Romero, o al menos un Romero temprano, probablemente habría rechazado este último argumento. En un artículo titulado “De qué se trata la historia”, publicado en La Vanguardia en 1939, nuestro autor universalizaba sin medias tintas la distinción entre naturaleza y cultura. “Hubo un instante de la historia del hombre -sostenía- en que éste comprendió que no le bastaba lo que la Naturaleza le ofrecía: ni la caverna para vivir, ni el guijarro para defenderse, ni la caza para alimentarse. Ese día el hombre comenzó a crear. Su imaginación concibió proyectos y sus manos realizaron obras. De esta doble labor del cerebro y la mano, salieron las chozas que reemplazaron a las cavernas, los cuchillos y las hachas pulidas, los tejidos, la alfarería; los animales dejaron de ser cazados para ser domesticados y criados, y los vegetales comenzaron a ser plantados. Esta labor constante de creación no había de detenerse nunca más: lo propio de hombre será, desde entonces, crearse su mundo, su contorno, su ambiente. Frente a la Naturaleza o, por mejor decir, por encima de ella, el hombre crea la Cultura. La Cultura es la mole inmensa de la creación humana, acumulada desde los días de la primera choza y el primer cacharro de barro hasta los tiempos del cemento y el petróleo” (Romero, 1939).

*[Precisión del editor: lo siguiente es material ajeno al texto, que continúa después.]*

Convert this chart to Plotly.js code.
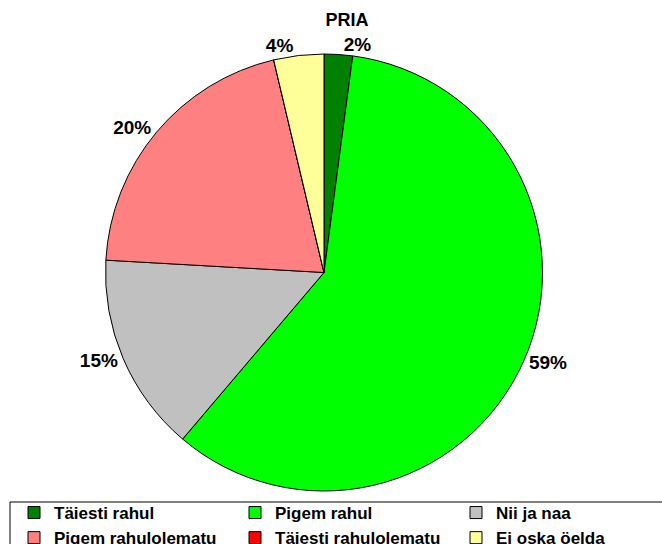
<!DOCTYPE html>
<html>
<head>
<meta charset="utf-8">
<script src="https://cdn.plot.ly/plotly-3.0.1.min.js"></script>
<style>html,body{margin:0;padding:0;background:#fff;}#chart{width:662px;height:544px;}</style>
</head>
<body>
<div id="chart"></div>
<script>
const categories = ["Täiesti rahul", "Pigem rahul", "Nii ja naa", "Pigem rahulolematu", "Täiesti rahulolematu", "Ei oska öelda"];
const shares = [2.1, 59.1, 14.7, 20.4, 0, 3.7];
const sliceColors = ["#008000", "#00FF00", "#C0C0C0", "#FF8080", "#FF0000", "#FFFF99"];
const chartTitle = "PRIA";

const FONT = "Liberation Sans, Arial, sans-serif";

const trace = {
  type: "pie",
  labels: categories,
  values: shares,
  sort: false,
  direction: "clockwise",
  rotation: 0,
  marker: { colors: sliceColors, line: { color: "#000000", width: 1 } },
  textposition: "outside",
  texttemplate: shares.map(v => v > 0 ? "%{percent:.0%}" : ""),
  textfont: { family: FONT, size: 19, color: "#000000", weight: "bold" },
  hoverinfo: "label+percent",
  domain: { x: [104 / 662, 544 / 662], y: [53 / 544, 490 / 544] },
  showlegend: true
};

const layout = {
  width: 662,
  height: 544,
  margin: { l: 0, r: 0, t: 0, b: 0, autoexpand: false },
  paper_bgcolor: "#ffffff",
  plot_bgcolor: "#ffffff",
  font: { family: FONT, color: "#000000" },
  title: {
    text: chartTitle,
    font: { family: FONT, size: 18, color: "#000000", weight: "bold" },
    x: 347 / 662, xanchor: "center",
    y: 1 - 20 / 544, yanchor: "middle"
  },
  showlegend: true,
  legend: {
    orientation: "h",
    x: 14 / 662, xanchor: "left",
    y: 1 - 495 / 544, yanchor: "top",
    entrywidth: 176, entrywidthmode: "pixels",
    itemwidth: 30,
    borderwidth: 0,
    bgcolor: "rgba(0,0,0,0)",
    font: { family: FONT, size: 17, color: "#000000", weight: "bold" },
    traceorder: "normal"
  },
  shapes: [{
    type: "rect", xref: "paper", yref: "paper",
    x0: 10 / 662, x1: 1.05, y0: -0.2, y1: 1 - 502 / 544,
    line: { color: "#000000", width: 1 }, fillcolor: "rgba(0,0,0,0)", layer: "below"
  }]
};

Plotly.newPlot("chart", [trace], layout, { displayModeBar: false, staticPlot: true });
</script>
</body>
</html>
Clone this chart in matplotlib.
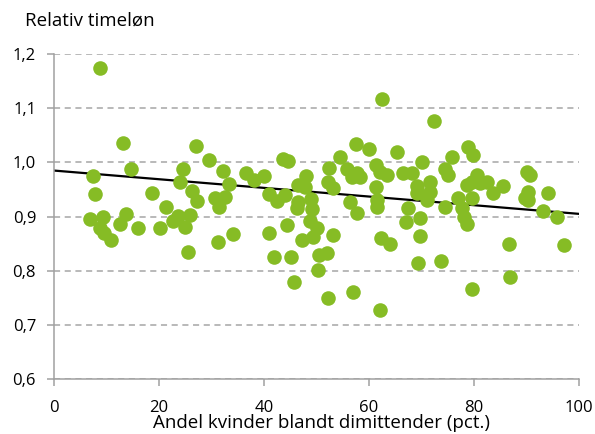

Desde el hombre de las cavernas hasta el de la sociedad capitalista contemporánea, para Romero, la oposición naturaleza-cultura todo lo permea: “[todos esos productos] constituyen la Cultura, radicalmente distinta de la Naturaleza en que no es, como ésta, recibida pasivamente por el hombre, sino que es, por el contrario, dolorosa y trabajosamente creada por él” (idem). Se trata de una concepción que, en un texto posterior, Romero identifica también en el pensamiento de Alejandro Korn (Romero, 1956 [1941]). Ese “proceso creador de la cultura” es, para Romero, el tema de la ciencia histórica.